I certainly can’t write about TMP without discussing V’Ger itself… or Voyager 6, as it is revealed to be in the climax of the movie. V’Ger does look absolutely spectacular, and I suppose I can forgive those looooong tracking shots the immense living machine. And in the 4K Ultra HD version we finally get to see exactly what V’Ger looks like.
It’s certainly a legitimate criticism to point out the similarities between V’Ger in TMP and Nomad from the original series episode “The Changeling” broadcast in 1967; they’re both space probes from Earth that merged with incredibly advanced alien technology, becoming immensely powerful beings that threatened the galaxy while seeking out their “Creator.” But whereas Nomad was merely a dangerous foe for Kirk to defeat, V’Ger is ultimately the equivalent of a lost soul, one that is finally helped onto the next step of its evolution by the Enterprise crew.

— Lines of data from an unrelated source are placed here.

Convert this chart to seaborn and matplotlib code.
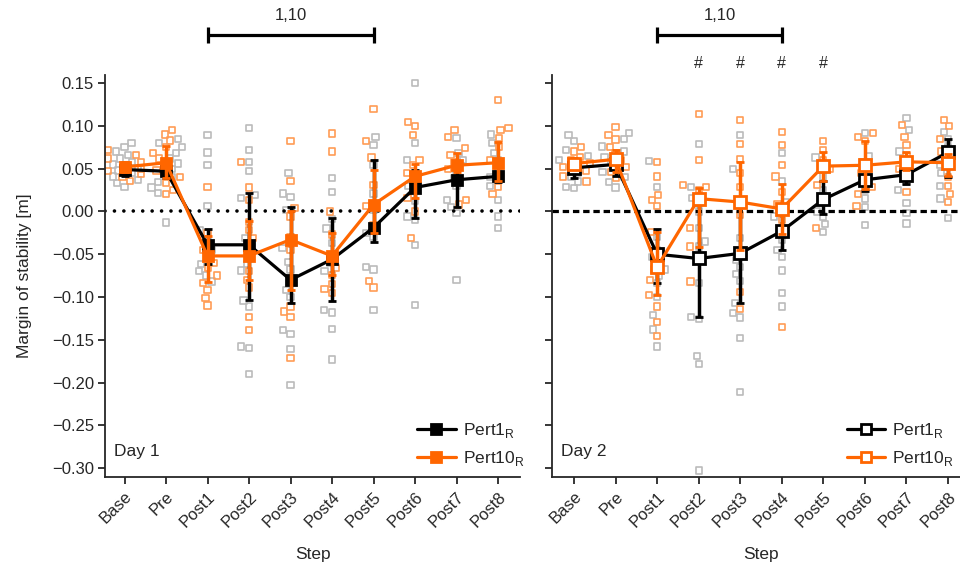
import numpy as np
import pandas as pd
import matplotlib
matplotlib.use("Agg")
import matplotlib.pyplot as plt
from matplotlib.lines import Line2D
import matplotlib.transforms as mtransforms
import seaborn as sns
import warnings
warnings.filterwarnings("ignore")

# ---------------- data ----------------
steps = ["Base", "Pre", "Post1", "Post2", "Post3", "Post4", "Post5", "Post6", "Post7", "Post8"]
conds = ["Pert1", "Pert10"]

# individual subject values, one list per step
day1_pert1_pts = [
    [0.080, 0.075, 0.070, 0.066, 0.062, 0.058, 0.055, 0.051, 0.048, 0.045, 0.041, 0.037, 0.033, 0.029],
    [0.085, 0.080, 0.075, 0.068, 0.062, 0.056, 0.050, 0.045, 0.040, 0.034, 0.028, 0.022, -0.013],
    [0.089, 0.069, 0.054, 0.006, -0.022, -0.035, -0.045, -0.053, -0.061, -0.070, -0.075, -0.082],
    [0.098, 0.072, 0.058, 0.047, 0.019, 0.016, -0.031, -0.039, -0.061, -0.069, -0.104, -0.111, -0.158, -0.160, -0.190],
    [0.045, 0.021, 0.017, 0.002, -0.043, -0.059, -0.068, -0.092, -0.100, -0.139, -0.143, -0.161, -0.203],
    [0.039, 0.023, -0.009, -0.020, -0.037, -0.051, -0.060, -0.070, -0.115, -0.118, -0.137, -0.173],
    [0.087, 0.078, 0.054, 0.021, 0.002, -0.025, -0.030, -0.065, -0.068, -0.115],
    [0.150, 0.080, 0.060, 0.045, 0.030, 0.012, -0.006, -0.010, -0.039, -0.109],
    [0.086, 0.068, 0.060, 0.049, 0.039, 0.030, 0.013, 0.005, -0.002, -0.080],
    [0.090, 0.080, 0.068, 0.060, 0.050, 0.040, 0.030, 0.013, -0.006, -0.019],
]
day1_pert10_pts = [
    [0.072, 0.066, 0.062, 0.058, 0.054, 0.050, 0.047, 0.044, 0.040, 0.036],
    [0.095, 0.090, 0.083, 0.075, 0.068, 0.062, 0.055, 0.048, 0.040, 0.033, 0.025, 0.020],
    [0.029, -0.025, -0.045, -0.060, -0.066, -0.075, -0.084, -0.092, -0.101, -0.110],
    [0.058, 0.028, 0.013, -0.012, -0.022, -0.031, -0.051, -0.070, -0.080, -0.089, -0.123, -0.139],
    [0.082, 0.036, 0.004, -0.006, -0.030, -0.045, -0.111, -0.117, -0.123, -0.171],
    [0.091, 0.070, 0.000, -0.027, -0.066, -0.074, -0.085, -0.091, -0.095],
    [0.120, 0.082, 0.063, 0.031, 0.006, -0.016, -0.081, -0.089],
    [0.105, 0.100, 0.089, 0.060, 0.054, 0.045, 0.025, 0.016, 0.000, -0.031],
    [0.095, 0.087, 0.074, 0.066, 0.058, 0.050, 0.013, 0.008],
    [0.130, 0.098, 0.095, 0.086, 0.075, 0.060, 0.039, 0.029, 0.020],
]
day2_pert1_pts = [
    [0.089, 0.082, 0.072, 0.065, 0.060, 0.055, 0.050, 0.045, 0.040, 0.035, 0.029, 0.027],
    [0.092, 0.085, 0.076, 0.070, 0.064, 0.058, 0.052, 0.046, 0.040, 0.034, 0.028],
    [0.059, 0.029, -0.030, -0.045, -0.053, -0.060, -0.068, -0.075, -0.084, -0.100, -0.121, -0.138, -0.158],
    [0.079, 0.029, 0.016, 0.000, -0.019, -0.035, -0.041, -0.084, -0.123, -0.126, -0.169, -0.178, -0.303],
    [0.089, 0.050, 0.011, -0.031, -0.057, -0.065, -0.073, -0.081, -0.107, -0.119, -0.124, -0.148, -0.211],
    [0.068, 0.035, 0.011, 0.000, -0.006, -0.020, -0.033, -0.045, -0.053, -0.069, -0.095, -0.111],
    [0.063, 0.050, 0.041, 0.025, 0.010, 0.000, -0.006, -0.015, -0.024],
    [0.092, 0.065, 0.050, 0.037, 0.025, 0.015, 0.005, -0.016],
    [0.109, 0.095, 0.070, 0.055, 0.045, 0.035, 0.025, 0.010, -0.002, -0.014],
    [0.093, 0.085, 0.075, 0.065, 0.055, 0.045, 0.030, 0.015, -0.008],
]
day2_pert10_pts = [
    [0.075, 0.070, 0.064, 0.060, 0.056, 0.052, 0.048, 0.041, 0.035],
    [0.099, 0.089, 0.084, 0.075, 0.068, 0.060, 0.052, 0.046, 0.039],
    [0.058, 0.041, 0.019, 0.013, 0.006, -0.024, -0.068, -0.080, -0.098, -0.111, -0.129, -0.146],
    [0.114, 0.060, 0.031, 0.029, 0.025, 0.010, -0.019, -0.041, -0.082],
    [0.107, 0.079, 0.061, 0.045, 0.029, -0.004, -0.094, -0.114],
    [0.093, 0.078, 0.054, 0.041, 0.023, 0.008, -0.010, -0.135],
    [0.082, 0.072, 0.060, 0.050, 0.031, -0.019],
    [0.092, 0.087, 0.082, 0.058, 0.045, 0.029, 0.020, 0.006],
    [0.101, 0.087, 0.078, 0.065, 0.050, 0.023],
    [0.107, 0.100, 0.085, 0.070, 0.055, 0.040, 0.030, 0.020, 0.011],
]

# group means with lower / upper error-bar ends
day1_pert1_mean = [0.049, 0.047, -0.039, -0.039, -0.080, -0.056, -0.019, 0.028, 0.037, 0.041]
day1_pert1_lo   = [0.042, 0.039, -0.062, -0.104, -0.107, -0.105, -0.036, -0.008, 0.005, 0.034]
day1_pert1_hi   = [0.056, 0.055, -0.020, 0.022, 0.005, -0.008, 0.060, 0.049, 0.057, 0.046]

day1_pert10_mean = [0.052, 0.057, -0.052, -0.052, -0.033, -0.052, 0.008, 0.041, 0.054, 0.057]
day1_pert10_lo   = [0.046, 0.039, -0.083, -0.080, -0.092, -0.074, -0.025, 0.016, 0.046, 0.036]
day1_pert10_hi   = [0.058, 0.077, -0.029, -0.011, 0.000, -0.025, 0.049, 0.055, 0.068, 0.081]

day2_pert1_mean = [0.051, 0.055, -0.050, -0.055, -0.049, -0.023, 0.014, 0.037, 0.043, 0.069]
day2_pert1_lo   = [0.039, 0.041, -0.084, -0.123, -0.107, -0.045, -0.003, 0.024, 0.032, 0.040]
day2_pert1_hi   = [0.060, 0.062, -0.021, 0.010, 0.009, -0.001, 0.036, 0.050, 0.055, 0.085]

day2_pert10_mean = [0.056, 0.061, -0.065, 0.015, 0.011, 0.003, 0.053, 0.054, 0.058, 0.057]
day2_pert10_lo   = [0.050, 0.046, -0.098, -0.041, -0.045, -0.026, 0.036, 0.026, 0.049, 0.042]
day2_pert10_hi   = [0.062, 0.072, -0.024, 0.028, 0.058, 0.032, 0.070, 0.082, 0.069, 0.067]

yticks = [0.15, 0.10, 0.05, 0.00, -0.05, -0.10, -0.15, -0.20, -0.25, -0.30]
bracket_label = "1,10"
day1_bracket = ("Post1", "Post5")
day2_bracket = ("Post1", "Post4")
day2_hash_steps = ["Post2", "Post3", "Post4", "Post5"]

# ---------------- style ----------------
sns.set_theme(style="ticks")
plt.rcParams["font.family"] = ["Liberation Sans", "DejaVu Sans"]
plt.rcParams["axes.linewidth"] = 1.3

BLACK = "#000000"
ORANGE = "#FF6600"
GRAY_PT = "#BBBBBB"
ORANGE_PT = "#FF9C55"


def long_df(p1, p10):
    rows = []
    for s, vals in zip(steps, p1):
        rows += [(s, v, "Pert1") for v in vals]
    for s, vals in zip(steps, p10):
        rows += [(s, v, "Pert10") for v in vals]
    return pd.DataFrame(rows, columns=["step", "value", "cond"])


fig = plt.figure(figsize=(9.6, 5.62), dpi=100)
ax_bottom = 1 - 476.6 / 562
ax_h = 402 / 562
ax1 = fig.add_axes([105 / 960, ax_bottom, 415 / 960, ax_h])
ax2 = fig.add_axes([552 / 960, ax_bottom, 418 / 960, ax_h])

panels = [
    (ax1, day1_pert1_pts, day1_pert10_pts,
     (day1_pert1_mean, day1_pert1_lo, day1_pert1_hi),
     (day1_pert10_mean, day1_pert10_lo, day1_pert10_hi), True, "Day 1"),
    (ax2, day2_pert1_pts, day2_pert10_pts,
     (day2_pert1_mean, day2_pert1_lo, day2_pert1_hi),
     (day2_pert10_mean, day2_pert10_lo, day2_pert10_hi), False, "Day 2"),
]

xpos = np.arange(len(steps))

for ax, p1, p10, s1, s10, filled, daylabel in panels:
    df = long_df(p1, p10)
    sns.swarmplot(data=df, x="step", y="value", hue="cond", order=steps,
                  hue_order=conds, palette={"Pert1": GRAY_PT, "Pert10": ORANGE_PT},
                  marker="s", size=4.5, dodge=False, legend=False, ax=ax,
                  zorder=1, warn_thresh=1.0)
    for coll in ax.collections:
        fc = coll.get_facecolors()
        coll.set_edgecolors(fc)
        coll.set_facecolors("none")
        coll.set_linewidths(1.2)

    # zero line
    if filled:
        ax.axhline(0, color="black", lw=2.6, ls=(0, (0.01, 2.6)),
                   dash_capstyle="round", zorder=2)
    else:
        ax.axhline(0, color="black", lw=2.3, ls=(0, (2.0, 1.2)), zorder=2)

    for (m, lo, hi), col, z in [(s1, BLACK, 4), (s10, ORANGE, 5)]:
        m = np.array(m); lo = np.array(lo); hi = np.array(hi)
        yerr = np.vstack([m - lo, hi - m])
        ax.errorbar(xpos, m, yerr=yerr, color=col, ecolor=col, lw=2.3,
                    elinewidth=2.5, capsize=3.2, capthick=2.8,
                    marker="s", markersize=7.3 if filled else 8,
                    markerfacecolor=col if filled else "white",
                    markeredgecolor=col, markeredgewidth=2.0, zorder=z)

    ax.set_xlim(-0.47 if filled else -0.53, 9.53)
    ax.set_ylim(-0.31, 0.16)
    ax.set_yticks(yticks)
    ax.set_xticks(xpos)
    ax.set_xticklabels(steps, rotation=45, ha="right", rotation_mode="anchor",
                       fontsize=12)
    ax.tick_params(axis="both", direction="out", length=5, width=1.3,
                   labelsize=12, pad=3)
    ax.tick_params(axis="x", pad=4)
    sns.despine(ax=ax)
    ax.set_xlabel("Step", fontsize=12.5, labelpad=12)
    ax.text(0.022, 0.045, daylabel, transform=ax.transAxes, fontsize=12.5,
            ha="left", va="bottom")

    handles = [
        Line2D([], [], color=BLACK, lw=2.3, marker="s", markersize=7,
               markerfacecolor=BLACK if filled else "white",
               markeredgecolor=BLACK, markeredgewidth=2.0),
        Line2D([], [], color=ORANGE, lw=2.3, marker="s", markersize=7,
               markerfacecolor=ORANGE if filled else "white",
               markeredgecolor=ORANGE, markeredgewidth=2.0),
    ]
    labels = [r"Pert1$_{\mathregular{R}}$", r"Pert10$_{\mathregular{R}}$"]
    ax.legend(handles, labels, loc="lower right",
              bbox_to_anchor=(1.035 if filled else 0.985, -0.005),
              frameon=False, fontsize=12.5, handlelength=2.2,
              handletextpad=0.4, labelspacing=0.55, borderaxespad=0.2)

ax1.set_yticklabels([f"{t:.2f}".replace("-", "\u2212") for t in yticks])
ax1.set_ylabel("Margin of stability [m]", fontsize=12.5, labelpad=14)
ax2.set_yticklabels([])
ax2.set_ylabel("")

# significance brackets
for ax, (a, b) in [(ax1, day1_bracket), (ax2, day2_bracket)]:
    tr = mtransforms.blended_transform_factory(ax.transData, ax.transAxes)
    xa, xb = steps.index(a), steps.index(b)
    yb = 1.0985
    ax.plot([xa, xb], [yb, yb], color="black", lw=2.3, transform=tr,
            clip_on=False, solid_capstyle="butt")
    for xx in (xa, xb):
        ax.plot([xx, xx], [yb - 0.019, yb + 0.019], color="black", lw=2.3,
                transform=tr, clip_on=False, solid_capstyle="butt")
    ax.text((xa + xb) / 2, 1.128, bracket_label, transform=tr, ha="center",
            va="bottom", fontsize=12)

tr2 = mtransforms.blended_transform_factory(ax2.transData, ax2.transAxes)
for s in day2_hash_steps:
    ax2.text(steps.index(s), 1.027, "#", transform=tr2, ha="center",
             va="center", fontsize=11.5)

fig.savefig("out.png", dpi=100)
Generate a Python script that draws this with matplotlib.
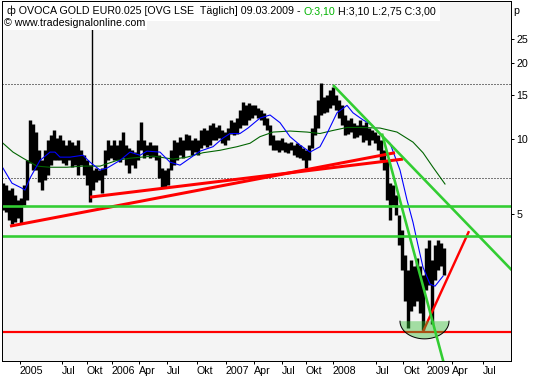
import numpy as np
import matplotlib
matplotlib.use("Agg")
import matplotlib.pyplot as plt
from matplotlib.ticker import NullLocator
from matplotlib.offsetbox import TextArea, HPacker, AnchoredOffsetbox

# ---------------- data (time axis in chart bar-position units) ----------------
bar_pos = [3, 6, 9, 12, 15, 18, 21, 24, 27, 30, 33, 36, 39, 42, 45, 48, 51, 54, 57, 60,
           63, 66, 69, 72, 75, 78, 81, 84, 87, 90, 93, 96, 99, 102, 105, 108, 111, 114, 117, 120,
           123, 126, 129, 132, 135, 138, 141, 144, 147, 150, 153, 156, 159, 162, 165, 168, 171, 174, 177, 180,
           183, 186, 189, 192, 195, 198, 201, 204, 207, 210, 213, 216, 219, 222, 225, 228, 231, 234, 237, 240,
           243, 246, 249, 252, 255, 258, 261, 264, 267, 270, 273, 276, 279, 282, 285, 288, 291, 294, 297, 300,
           303, 306, 309, 312, 315, 318, 321, 324, 327, 330, 333, 336, 339, 342, 345, 348, 351, 354, 357, 360,
           363, 366, 369, 372, 375, 378, 381, 384, 387, 390, 393, 396, 399, 402, 405, 408, 411, 414, 417, 420,
           423, 426, 429, 432, 435, 438, 441, 444]
bar_high = [6.65, 6.53, 6.24, 6.35, 5.96, 5.7, 5.8, 6.53, 8.2, 11.9, 11.5, 10.6, 9.0, 8.2, 9.0, 9.9, 10.35, 10.8, 10.07, 10.35,
            9.9, 9.44, 9.9, 9.7, 9.44, 9.9, 9.0, 8.6, 8.2, 7.85, 7.5, 7.64, 7.5, 7.64, 9.0, 9.9, 9.44, 9.9, 9.44, 9.9,
            10.64, 9.44, 9.18, 9.0, 8.85, 9.9, 11.7, 9.9, 9.44, 9.7, 9.44, 9.44, 8.6, 7.64, 7.5, 7.64, 9.0, 9.9, 9.7, 10.2,
            9.9, 10.5, 10.35, 9.9, 10.07, 9.9, 10.8, 11.04, 10.8, 11.35, 11.6, 11.1, 11.35, 10.8, 10.64, 11.04, 11.9, 11.7, 12.1, 13.0,
            14.0, 13.6, 13.9, 13.6, 13.6, 13.3, 13.0, 12.7, 12.1, 11.35, 10.35, 9.9, 9.9, 10.07, 9.7, 9.6, 9.7, 9.44, 9.6, 9.44,
            9.18, 9.0, 9.44, 11.04, 12.45, 14.3, 16.7, 14.7, 15.0, 15.7, 16.1, 15.0, 14.3, 13.6, 12.45, 11.9, 12.1, 11.6, 11.35, 11.9,
            11.35, 11.7, 11.04, 10.8, 10.64, 10.35, 9.9, 9.0, 8.2, 6.65, 6.53, 5.96, 4.95, 4.31, 3.43, 2.99, 3.27, 3.12, 3.33, 3.12,
            2.85, 3.66, 3.94, 3.27, 3.76, 3.94, 3.83, 3.66]
bar_low = [5.2, 5.09, 4.73, 4.56, 4.64, 4.82, 4.56, 5.43, 5.7, 8.0, 7.5, 7.5, 6.7, 6.24, 6.84, 7.16, 7.85, 8.2, 8.2, 8.2,
           8.0, 7.85, 8.2, 7.7, 7.85, 7.16, 7.85, 7.16, 6.53, 5.6, 6.24, 6.7, 6.84, 6.07, 7.16, 8.2, 8.37, 8.2, 8.2, 8.07,
           8.37, 7.85, 7.3, 7.85, 7.64, 8.2, 9.0, 8.37, 8.6, 8.37, 8.45, 8.2, 6.97, 6.35, 6.35, 6.53, 7.5, 7.85, 8.2, 8.6,
           8.37, 9.0, 9.0, 8.6, 8.85, 8.6, 9.18, 9.44, 9.3, 9.44, 9.9, 9.9, 10.07, 9.6, 9.44, 9.9, 10.5, 10.35, 10.5, 11.04,
           11.35, 11.35, 11.9, 12.1, 12.45, 12.1, 11.9, 11.35, 10.8, 9.44, 9.0, 9.0, 8.85, 9.0, 8.85, 8.8, 9.0, 8.6, 8.45, 8.37,
           8.2, 7.64, 8.2, 9.18, 10.35, 11.04, 12.45, 12.7, 12.8, 13.3, 13.6, 13.0, 12.1, 11.35, 10.35, 10.5, 10.64, 10.07, 10.2, 10.35,
           9.7, 9.9, 9.44, 9.9, 9.6, 9.0, 8.2, 7.5, 5.7, 4.73, 5.43, 4.95, 3.76, 2.99, 2.26, 1.75, 2.06, 2.16, 2.26, 2.01,
           1.72, 2.48, 2.60, 1.83, 2.72, 2.99, 3.12, 2.85]

# single bar with an off-scale high (bad tick)
spike_pos = [92]
spike_high = [60.0]
spike_low = [7.3]

ma_short_pos = [3, 12, 22, 25, 30, 40, 50, 55, 60, 70, 83, 90, 100, 107, 120, 130, 140, 147, 160, 170,
                180, 190, 200, 213, 223, 230, 240, 248, 260, 270, 280, 290, 300, 310, 320, 327, 337, 347, 353, 363,
                372, 380, 390, 400, 407, 413, 418, 423, 430, 435, 443]
ma_short_val = [7.64, 6.65, 6.35, 6.24, 6.97, 8.2, 8.85, 8.85, 8.45, 8.45, 8.6, 8.07, 7.5, 7.64, 8.2, 8.85, 8.6, 8.93, 8.85, 8.07,
                7.85, 8.37, 8.93, 9.3, 10.07, 10.5, 10.5, 11.04, 12.1, 12.45, 11.6, 10.2, 9.44, 8.85, 9.3, 10.5, 12.7, 13.6, 12.7, 11.9,
                11.35, 10.5, 9.6, 7.5, 5.7, 4.64, 3.76, 3.07, 2.63, 2.58, 2.83]

ma_long_pos = [3, 13, 23, 37, 50, 67, 83, 100, 117, 130, 153, 173, 187, 203, 220, 237, 250, 260, 273, 290,
               307, 320, 333, 347, 360, 380, 397, 413, 423, 433, 445]
ma_long_val = [9.6, 8.85, 8.37, 7.78, 7.7, 7.7, 7.78, 7.78, 8.2, 8.37, 8.53, 8.3, 8.45, 8.8, 9.0, 9.3, 9.6, 10.2, 10.64, 10.74,
               10.64, 10.5, 10.8, 11.1, 11.1, 11.04, 10.64, 9.7, 8.8, 7.7, 6.6]

# drawing tools: (start pos, start price, end pos, end price)
red_trends = [(10, 4.48, 395, 8.8), (90, 5.85, 403, 8.3)]
red_rebound = (423, 1.70, 469, 4.28)
red_support = 1.70
green_levels = [5.38, 4.08]
green_trends = [(333, 16.4, 515, 2.90), (382, 10.5, 445, 1.22)]
dotted_levels = [16.6, 6.97]
bowl_center, bowl_halfwidth, bowl_top, bowl_bottom = 424.5, 24.5, 1.87, 1.59

tick_pos = [19.5, 62, 86.5, 111.5, 139, 167, 196.5, 225.5, 254, 281.5, 306, 332.5, 375.5, 403, 426.5, 452, 482.5]
tick_labels = ["2005", "Jul", "Okt", "2006", "Apr", "Jul", "Okt", "2007", "Apr", "Jul", "Okt", "2008",
               "Jul", "Okt", "2009", "Apr", "Jul"]
y_ticks = [5, 10, 15, 20, 25]

# ---------------- figure ----------------
FONT = "Liberation Sans"
FS = 7.7
W, H = 533, 380
fig = plt.figure(figsize=(W / 100, H / 100), dpi=100)
fig.patch.set_facecolor("white")
L, R, B, T = 2, 510.5, 360.5, 1
ax = fig.add_axes([L / W, (H - B) / H, (R - L) / W, (B - T) / H])
ax.set_facecolor("#f4f4f4")
ax.set_yscale("log")
ax.set_xlim(2, 510.5)
ax.set_ylim(1.303, 35.5)

px = 0.72  # one pixel in points

for lv in dotted_levels:
    ax.axhline(lv, color="black", lw=px, ls=(0, (1, 2)), zorder=1)

ax.vlines(bar_pos, bar_low, bar_high, color="black", lw=3.4 * px, zorder=2)
ax.vlines(spike_pos, spike_low, spike_high, color="black", lw=1.4 * px, zorder=2)

ax.plot(ma_long_pos, ma_long_val, color="#006400", lw=1.1 * px, zorder=3)
ax.plot(ma_short_pos, ma_short_val, color="#0000ff", lw=1.1 * px, zorder=3)

for x0, y0, x1, y1 in red_trends:
    ax.plot([x0, x1], [y0, y1], color="#ff0000", lw=3 * px, zorder=4, solid_capstyle="butt")
ax.axhline(red_support, color="#ff0000", lw=2.2 * px, zorder=4)
x0, y0, x1, y1 = red_rebound
ax.plot([x0, x1], [y0, y1], color="#ff0000", lw=2.4 * px, zorder=4, solid_capstyle="butt")

# translucent bowl (lower half ellipse)
t = np.linspace(0, np.pi, 80)
bx = bowl_center + bowl_halfwidth * np.cos(t)
by = 10 ** (np.log10(bowl_top) - (np.log10(bowl_top) - np.log10(bowl_bottom)) * np.sin(t))
ax.fill(bx, by, facecolor=(0.2, 0.75, 0.2, 0.42), edgecolor="none", zorder=5)
ax.plot(bx, by, color="black", lw=1 * px, zorder=5)

for lv in green_levels:
    ax.axhline(lv, color="#32cd32", lw=2.6 * px, zorder=6)
for x0, y0, x1, y1 in green_trends:
    ax.plot([x0, x1], [y0, y1], color="#32cd32", lw=2.6 * px, zorder=6, solid_capstyle="butt")

# axes styling
for s in ax.spines.values():
    s.set_linewidth(1.0 * px)
    s.set_color("black")
    s.set_zorder(20)
ax.yaxis.tick_right()
ax.set_yticks(y_ticks)
ax.set_yticklabels([str(v) for v in y_ticks])
ax.yaxis.set_minor_locator(NullLocator())
ax.tick_params(axis="y", direction="out", length=3 * px, width=px, pad=2, labelsize=FS)
ax.set_xticks(tick_pos)
ax.set_xticklabels(tick_labels)
ax.xaxis.set_minor_locator(NullLocator())
ax.tick_params(axis="x", direction="out", length=3 * px, width=px, pad=2, labelsize=FS)
for lbl in ax.get_xticklabels() + ax.get_yticklabels():
    lbl.set_fontfamily(FONT)
for lbl in ax.get_xticklabels():
    lbl.set_horizontalalignment("left")

# header
props = dict(fontsize=FS, family=FONT)
parts = [TextArea("ф OVOCA GOLD EUR0.025 [OVG LSE  Täglich] 09.03.2009 -", textprops=dict(color="black", **props)),
         TextArea("O:3,10", textprops=dict(color="#00b400", **props)),
         TextArea("H:3,10 L:2,75 C:3,00", textprops=dict(color="black", **props))]
box = HPacker(children=parts, align="baseline", pad=0, sep=2.3)
anch = AnchoredOffsetbox(loc="upper left", child=box, pad=0.3, borderpad=0.05, frameon=True,
                         bbox_to_anchor=(0, 1), bbox_transform=ax.transAxes)
anch.patch.set_facecolor("white")
anch.patch.set_edgecolor("none")
anch.set_zorder(15)
ax.add_artist(anch)

ax.text(2.5 / (R - L), 1 - 17 / (B - T), "© www.tradesignalonline.com", transform=ax.transAxes,
        ha="left", va="top", fontsize=FS, family=FONT, zorder=15,
        bbox=dict(facecolor="white", edgecolor="none", pad=1.2))

fig.text(513.5 / W, 1 - 6 / H, "p", ha="left", va="top", fontsize=FS, family=FONT)

fig.savefig("out.png", dpi=100, facecolor="white")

As I said at the outset, as an older and (hopefully) more mature viewer I now appreciate that the crisis in TMP is ultimately resolved peacefully, and everyone involved emerged with a better understanding of themselves and each other.
So, looking at Star Trek: The Motion Picture, it’s a good yet flawed movie. It had a lot of potential & ambition, but regrettably it sometimes falls short. It sacrifices some of the warmer, human aspects of the show to focus on Big Ideas. At times the movie’s pacing is a bit too languid. I like TMP, but I also agree that the next entry, The Wrath of Khan, is much stronger and ultimately helped to save the Star Trek franchise. I do feel that if you put the two movies side by side it demonstrates the diversity of the series, in that there are a lot of different types of stories you can tell. As far as I’m concerned, that’s one of Star Trek’s greatest strengths.